Available at: https://digitalcommons.calpoly.edu/theses/1639
Date of Award
MS in Polymers and Coatings
Chemistry & Biochemistry
Microfluidic paper based analytical devices (microPADs) are a novel platform for point of care (POC) diagnostics. Limitations of reagent shelf life have been overcome with the introduction of reagent pencils as a method for solid-based reagent deposition. While useful, little work has been reported on the characterization and optimization of reagent pencils. Herein, an investigation on reagent pencil composition and efficiency is conducted via colorimetric release profile tests utilizing an erioglaucine disodium salt that yields a quantifiable blue colored product in the presence of water. Within this work, an investigation on the molecular weight dependence, polymer chain end functionality, and polymer-graphite ratio was conducted to determine the most desirable parameters in reagent pencil composition. Further, the effects of enzyme stability in the presence of poly(ethylene glycol) (PEG) is investigated.

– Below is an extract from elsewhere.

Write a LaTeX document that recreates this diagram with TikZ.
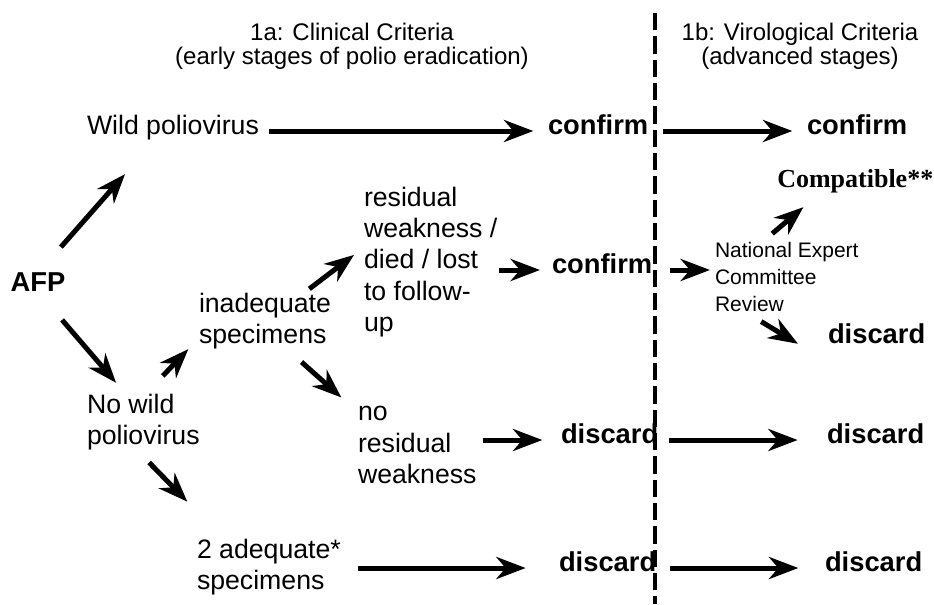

To show the versatility of reagent pencils, a novel reagent pencil incorporating a stimuli responsive polymer, poly(N-isporopylacrylamide) (PNIPAM) was developed. In this work, PNIPAM’s lower critical solution temperature (LCST) was manipulated with various salt solutions to control fluid flow both laterally and vertically through various microPAD designs. It was found that, while PNIPAM successfully blocked or retarded fluid flow in microPADs, the effect was limited when DI H2O wash solutions were run prior to salt solutions. To counteract this, PNIPAM was successfully covalently bound to alkene modified chromatography paper via thiolene click chemistry to reinforce solution wash tolerance.